En 2008, l’expression « couple temporaire » était encore fraîche et le phénomène « sporadique », selon Wu Zhiping, auteur se consacrant aux femmes rurales. « La séparation des époux a posé un défi aux schéma familial traditionnel des campagnes chinoises, qui veut que les hommes effectuent les travaux agricoles à l’extérieur et que les femmes tissent à la maison » écrit Wu dans Enquête sur la vie des femmes en milieu rural.
Mais la séparation des conjoints migrants est parfois nécessaire à cause des prix élevés du logement dans les villes et de l’accès limité aux soins médicaux et à l’éducation des enfants.
« Les besoins physiologiques humains et l’échec de la morale traditionnelle obligatoire dans une société originale ont contribué à l’augmentation des couples provisoires », a déclaré Dang Guoying, chercheur en politique rurale à l’Académie chinoise des sciences sociales. Quand un homme ou une femme arrive dans un nouvel endroit, il a tendance à être plus « audacieux » car peu de gens le connaissent et il y a donc moins contraintes morales selon Dang.

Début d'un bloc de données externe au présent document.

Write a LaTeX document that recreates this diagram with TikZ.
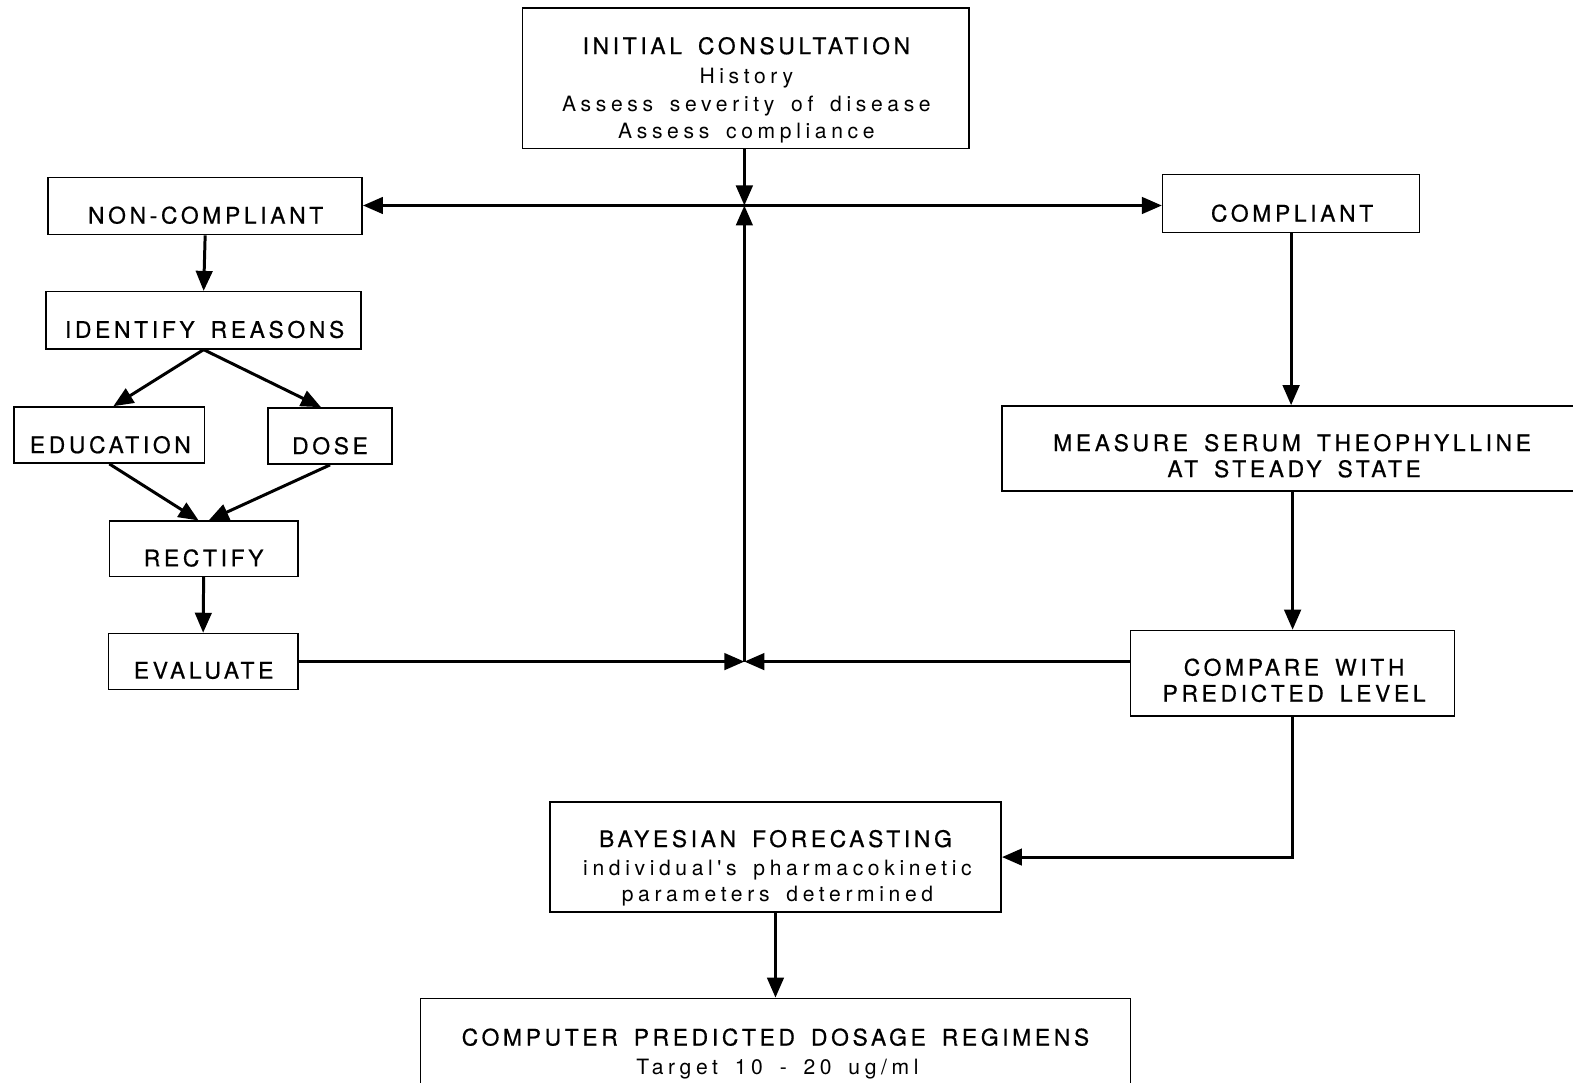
\documentclass[tikz,border=0pt]{standalone}
\usepackage{fontspec}
\newfontfamily\hv[LetterSpace=16,WordSpace=1.6,FakeBold=0.6]{TeX Gyre Heros}
\newfontfamily\hvs[LetterSpace=22,WordSpace=1.6]{TeX Gyre Heros}
\usetikzlibrary{arrows.meta,fit,calc}
\begin{document}
\begin{tikzpicture}[x=0.020064cm,y=-0.020056cm,
  box/.style={draw=black,line width=0.9pt,inner sep=0pt},
  lbl/.style={inner sep=0pt,anchor=base,font=\hv\fontsize{13}{15}\selectfont},
  sub/.style={inner sep=0pt,anchor=base,font=\hvs\fontsize{12}{14}\selectfont},
  arr/.style={line width=1.7pt,-{Triangle[length=0.4cm,width=0.33cm]}},
  ln/.style={line width=1.7pt}]
\useasboundingbox (0,0) rectangle (1568,1080);
% boxes
\node[box,fit={(521,8) (966,148)}] (init) {};
\node[box,fit={(48,177) (361,234)}] (nc) {};
\node[box,fit={(1159,174) (1415,232)}] (comp) {};
\node[box,fit={(46,291) (360,348)}] (id) {};
\node[box,fit={(14,406) (204,462)}] (edu) {};
\node[box,fit={(267,407) (391,463)}] (dose) {};
\node[box,fit={(109,520) (297,575)}] (rect) {};
\node[box,fit={(108,632) (297,688)}] (ev) {};
\node[box,fit={(999,405) (1580,490)}] (meas) {};
\node[box,fit={(1127,629) (1450,714)}] (cmp) {};
\node[box,fit={(548,800) (998,910)}] (bay) {};
\node[box,fit={(419,996) (1127,1090)}] (cpd) {};
% texts
\node[lbl] (t1) at (744,54) {INITIAL CONSULTATION};
\node[sub] (t2) at (744,83) {History};
\node[sub] (t3) at (744,111) {Assess severity of disease};
\node[sub] (t4) at (744,138) {Assess compliance};
\node[lbl] (t5) at (205,223) {NON-COMPLIANT};
\node[lbl] (t6) at (1288,221) {COMPLIANT};
\node[lbl] (t7) at (204,337) {IDENTIFY REASONS};
\node[lbl] (t8) at (110,452) {EDUCATION};
\node[lbl] (t9) at (329,453) {DOSE};
\node[lbl] (t10) at (203,565) {RECTIFY};
\node[lbl] (t11) at (203,677) {EVALUATE};
\node[lbl] (t12) at (1288,450) {MEASURE SERUM THEOPHYLLINE};
\node[lbl] (t13) at (1290,476) {AT STEADY STATE};
\node[lbl] (t14) at (1290,674) {COMPARE WITH};
\node[lbl] (t15) at (1290,700) {PREDICTED LEVEL};
\node[lbl] (t16) at (773,845) {BAYESIAN FORECASTING};
\node[sub] (t17) at (775,873) {individual's pharmacokinetic};
\node[sub] (t18) at (775,899) {parameters determined};
\node[lbl] (t19) at (773,1043) {COMPUTER PREDICTED DOSAGE REGIMENS};
\node[sub] (t20) at (775,1072) {Target 10 - 20 ug/ml};
% junctions
\coordinate (j1) at (742,205);
\coordinate (j2) at (742,660);
% connectors
\draw[arr] (init.south -| j1) -- (j1);
\draw[arr] (j1) -- (nc.east |- j1);
\draw[arr] (j1) -- (comp.west |- j1);
\draw[arr] (j2) -- (j1);
\draw[arr] (ev.east |- j2) -- (j2);
\draw[arr] (cmp.west |- j2) -- (j2);
\draw[arr] (nc.south) -- (id.north);
\draw[arr] (id.south) -- ($(edu.north)+(4,0)$);
\draw[arr] (id.south) -- ($(dose.north)+(-9,0)$);
\draw[arr] (edu.south) -- ($(rect.north)+(-5,0)$);
\draw[arr] (dose.south) -- ($(rect.north)+(5,0)$);
\draw[arr] (rect.south) -- (ev.north);
\draw[arr] (comp.south) -- (comp.south |- meas.north);
\draw[arr] (cmp.north |- meas.south) -- (cmp.north);
\draw[arr] (cmp.south) |- (bay.east);
\draw[arr] (bay.south) -- (bay.south |- cpd.north);
\end{tikzpicture}
\end{document}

Beaucoup de gens gardent une attitude tolérante à l’égard des relations sexuelles occasionnelles, tandis que d’autres soutiennent de telles unions sont des relations instables qui semblent très bien de l’extérieur, mais peuvent se dégrader à tout moment.
Il y a des exemples de « couples provisoires » qui sont devenus de vrais couples, construisant une nouvelle famille après en avoir détruit deux.
« Je ne pense pas qu’ils aient d’autres alternatives », a écrit Mandy-Xiaoai sur le très populaire site de microblogging Weibo. « Ils ont juste besoin d’un soutien émotionnel, et il n’est pas raisonnable de les juger seulement du point de vue de la morale. »
Si l’on considère l’ensemble de la population des travailleurs migrants, cela sonne juste dans une certaine mesure. La Chine a dénombré en 2010 150 millions de travailleurs migrants, dont 84,9 millions d’hommes et de femmes nés après 1980 et donc sexuellement actifs (58,4 % du total), selon le Bureau national des statistiques.
Mais certains considèrent que cela dégénère. « Pas d’excuses pour l’anarchie ! » a posté Leticia Liu sur Weibo.
Li Changping, expert de la ruralité à l’Université de Hebei, a déclaré qu’une solution à ce problème serait d’accélérer la réforme du système d’enregistrement des ménages [le hukou ], qui empêchent les travailleurs migrants d’avoir accès aux mêmes services publics que les citoyens urbains. Cette disparité décourage tout naturellement nombre de migrants d’amener leurs familles avec eux lorsqu’ils chercher du travail. Les travailleurs migrants sont exclus des systèmes de sécurité sociale et de santé là où ils travaillent, et leurs enfants ne peuvent pas y passer les examens d’entrée des établissements scolaires.
Dang Guoying a également exhorté le gouvernement à redoubler d’efforts pour promouvoir une urbanisation saine, faire baisser les prix de l’immobilier en plein essor et utiliser les ressources publiques au bénéfice de tous les résidents urbains.
Lors de la session d’ouverture de l’ANP, au début du mois, le Premier ministre Wen Jiabao a promis d’accélérer la réforme du système d’enregistrement des ménages et de créer un environnement juste pour ceux qui migrent, s’installent et travaillent.
Selon Dang, « les couples provisoires disparaîtront lorsque commenceront à s’améliorer les conditions de vie en ville ».